The most common way to go is with a simple pun…
Who won the neck decorating contest?
It was a tie.
The fact that the set-up makes no sense at all doesn’t matter. A neck decorating contest? Who ever heard of such a thing? Nobody! But if you want to be an effective teller of dad jokes, you have to pretend it’s real. And you have to stick to your guns.
Daughter: There’s no such thing as a neck decorating contest.
Dad: Then why do I have a trophy for winning one?
Daughter: I thought you said it was a tie.
Dad: That was a different one. I’ve been in a lot of neck decorating contests.
And then you run out of the room laughing.
How do I come up with a dad joke that incorporates my child’s enduring love of geometry?
Such a great question!
And it’s easier than you think.
If your house is cold, just stand in the corner.
It’s always 90 degrees there.
In my experience, the only thing kids love more than being embarrassed by their dad… is math. Combine the two, and all you have to do is sit back and wait for the admiration to pour in. Just ask Euclid. That guy was a well known hoot.
How do you know when a dad joke is actually bad?

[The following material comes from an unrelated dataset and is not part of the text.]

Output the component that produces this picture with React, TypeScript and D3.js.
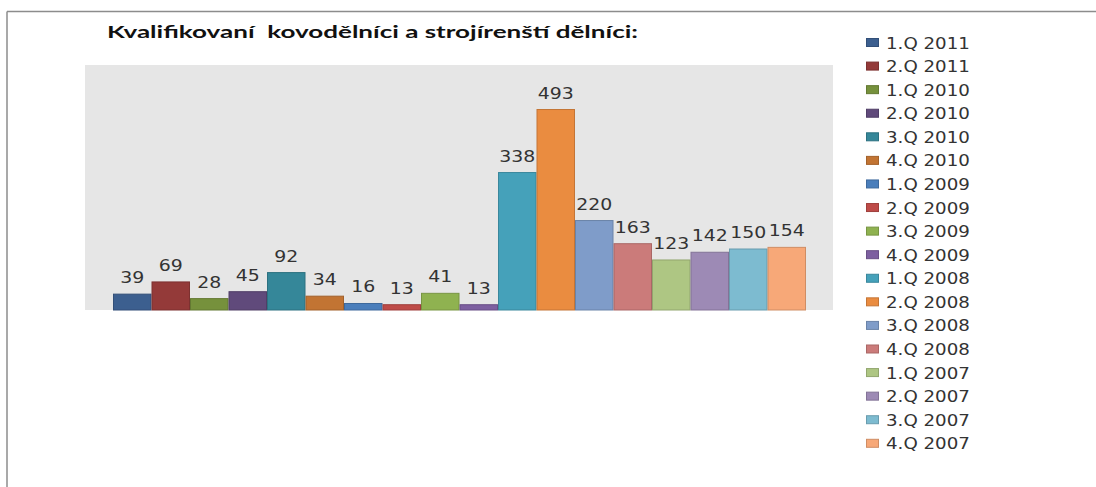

There’s no such thing as a bad dad joke. There’s only a bad dad joke teller. It’s all about the delivery. In the words of my wife when she first found out I had a pinball machine in my apartment, “Ya gotta sell it.”
How much does a chimney cost?
Nothing. It’s on the house.
Then you hit ‘em hard with “jazz hands,” and stare at them until they stop rolling their eyes and crack a smile against their will.
What’s the primary goal of telling a dad joke?
To get a laugh, of course, no matter the cost!
But more importantly, it’s about showing your kids how to be playful and silly without being self-conscious. Have fun. Be fun. Create fun. I know that sounds like something embroidered on a pillow at your mother’s friend’s house, but it’s true.